The thrust of the intensive is to write poetry concerned with ecological issues such as species loss and climate change as well as to give shape to the wild inside you by observing the wild outside. Come prepared to write and share your work. Learn to create powerful metaphors from the natural world, to use sound techniques to create rhythms as well as various types of line breaks to create a form for your poems, and to illuminate multiple-depths of meaning. Thoreau wrote, “In wilderness lies preservation.” Just as we need to preserve the last wildernesses on our planet, poets need to speak their truths about pressing environmental issues as well as to preserve what’s wild within themselves.

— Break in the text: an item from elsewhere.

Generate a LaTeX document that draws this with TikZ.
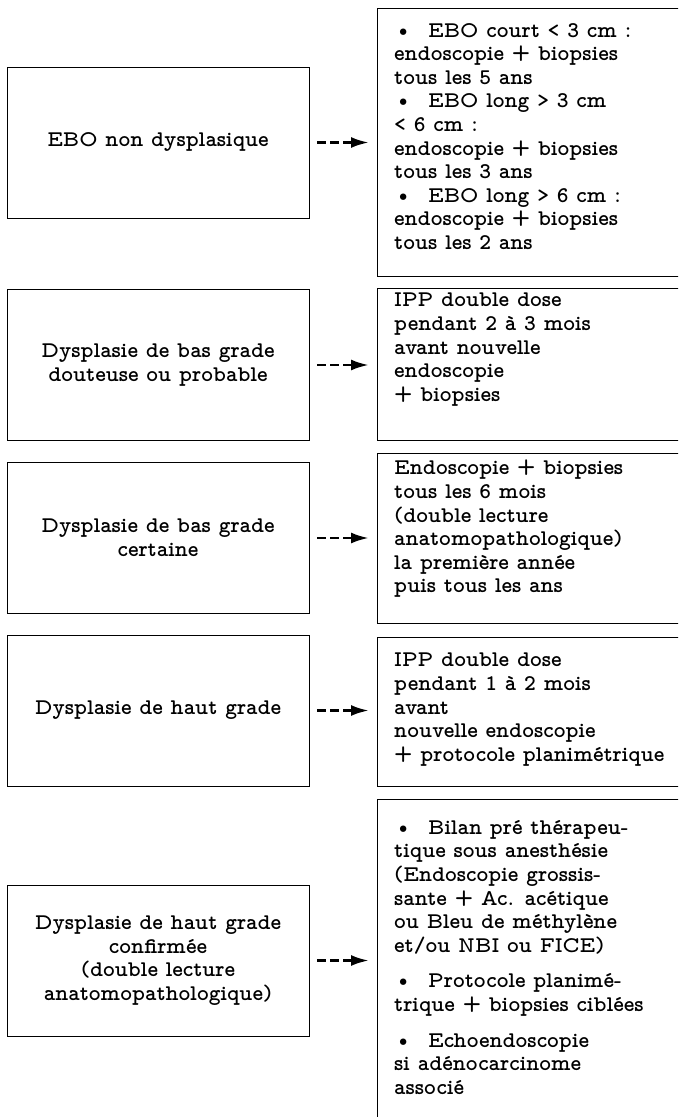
\documentclass[tikz,border=0pt]{standalone}
\usepackage{tikz}
\usetikzlibrary{arrows.meta}

\begin{document}
\begin{tikzpicture}[x=1pt,y=-1pt]
\tikzset{lbox/.style = {shape=rectangle,draw,line width=0.9pt,minimum width=302pt,minimum height=151pt,align=center,inner sep=0pt}}
\tikzset{rbox/.style = {shape=rectangle,draw,line width=0.9pt,minimum width=340pt,anchor=north west,inner sep=0pt}}
\tikzset{rtext/.style = {anchor=north west,align=left,inner sep=0pt}}
\tikzset{edge/.style = {->,> = {Latex[length=18pt,width=11pt]},line width=2.8pt,dash pattern=on 9pt off 4pt,shorten <=8pt,shorten >=8pt}}
\tikzset{every node/.style = {font=\fontfamily{lmvtt}\fontseries{b}\fontsize{22.4}{23.6}\selectfont}}
\useasboundingbox (0,0) rectangle (678,1117);
\clip (0,0) rectangle (678,1117);

\node[lbox] (l1) at (158,142.5) {EBO non dysplasique};
\node[lbox] (l2) at (158,365) {Dysplasie de bas grade\\douteuse ou probable};
\node[lbox] (l3) at (158,538) {Dysplasie de bas grade\\certaine};
\node[lbox] (l4) at (158,710.5) {Dysplasie de haut grade};
\node[lbox] (l5) at (158,960.5) {Dysplasie de haut grade\\confirmée\\(double lecture\\anatomopathologique)};

\node[rbox,minimum height=268pt] (r1) at (377,8) {};
\node[rbox,minimum height=152pt] (r2) at (377,288) {};
\node[rbox,minimum height=170pt] (r3) at (377,453) {};
\node[rbox,minimum height=149pt] (r4) at (377,637) {};
\node[rbox,minimum height=360pt] (r5) at (377,799) {};

\node[rtext] (t1) at (394,23) {\textbullet\ \ EBO court < 3 cm :\\endoscopie + biopsies\\tous les 5 ans\\\textbullet\ \ EBO long > 3 cm\\< 6 cm :\\endoscopie + biopsies\\tous les 3 ans\\\textbullet\ \ EBO long > 6 cm :\\endoscopie + biopsies\\tous les 2 ans};
\node[rtext] (t2) at (394,293) {IPP double dose\\pendant 2 à 3 mois\\avant nouvelle\\endoscopie\\+ biopsies};
\node[rtext] (t3) at (394,460) {Endoscopie + biopsies\\tous les 6 mois\\(double lecture\\anatomopathologique)\\la première année\\puis tous les ans};
\node[rtext] (t4) at (394,653) {IPP double dose\\pendant 1 à 2 mois\\avant\\nouvelle endoscopie\\+ protocole planimétrique};
\node[rtext] (t5) at (394,820) {\textbullet\ \ Bilan pré thérapeu-\\tique sous anesthésie\\(Endoscopie grossis-\\sante + Ac. acétique\\ou Bleu de méthylène\\et/ou NBI ou FICE)\\[12pt]\textbullet\ \ Protocole planimé-\\trique + biopsies ciblées\\[12pt]\textbullet\ \ Echoendoscopie\\si adénocarcinome\\associé};

\draw[edge] (l1.east) to (l1.east -| r1.west);
\draw[edge] (l2.east) to (l2.east -| r2.west);
\draw[edge] (l3.east) to (l3.east -| r3.west);
\draw[edge] (l4.east) to (l4.east -| r4.west);
\draw[edge] (l5.east) to (l5.east -| r5.west);
\end{tikzpicture}
\end{document}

Come howl out powerful poems of your own. I will be on the lookout for poems to publish in Cutthroat, a Journal of the Arts. You can expect to take home 6-10 (depending on length) finished new poems.

Our main texts will include: Native Voices, edited by CM Fuhrman, Black Nature, edited by Camille Dungy, Continental Drift, edited by Drucilla Wall, Eco Poetry, edited by Ann Fisher-Wirth, and Ghost Fishing, edited by Melissa Tuckey.

Love in a Time of Pandemic, Floods & Flames with William Pitt Root

Having so far survived, we can now approach the wounded hearts of others as well as our own, bearing witness in poetry and prose (plus music, art, dance, film and video)

Among the incandescent events to explore and humanize:

  • The loss of loved ones untouchable in isolation and the further sacrilege of corpses stacked awaiting the closure of autopsies and burial;
  • The current reexamination of historical land grants to Blacks formerly slaves, and to the neglected and broken treatises with tribal peoples;
  • Inexplicably the stresses on unprotected health workers and exposure of cruelly forced labor among Tyson & Co;
  • The effectiveness but also the confusion involved in on-line communications caused by various levels of education among various levels of the poor, the working poor and the elderly;
  • The unfairness of higher pay for men than women (especially for working mothers);
  • Renewed cries for affordable health care;

And adequate care for underage immigrants, the phenomena of local neighborhoods taking it upon their own shoulders to extend care as well as public education of the values various immigrant groups provide for various taken-for-granted aspects of our lives, the healthy mercy of legal gender changes, and we might pay especial attention to the political and economic underbellies exposed by demonstrations for racial equality that have so quickly gone global.

And global fires, global floods, global extinctions, global migrations of refugees, global extinctions. How to humanize such vast circumstances? The late great Barry Lopez, in Horizon, his recent magnum opus, encounters a tribal elder with whom he exchanges versions of such seemingly insurmountable conundrums.  After a pause the elder declares “We must  re-dream the world.” Just that task is among the qualities that I, as Poetry Editor at CUTTHROAT: A Journal of the Arts  have been looking for all along.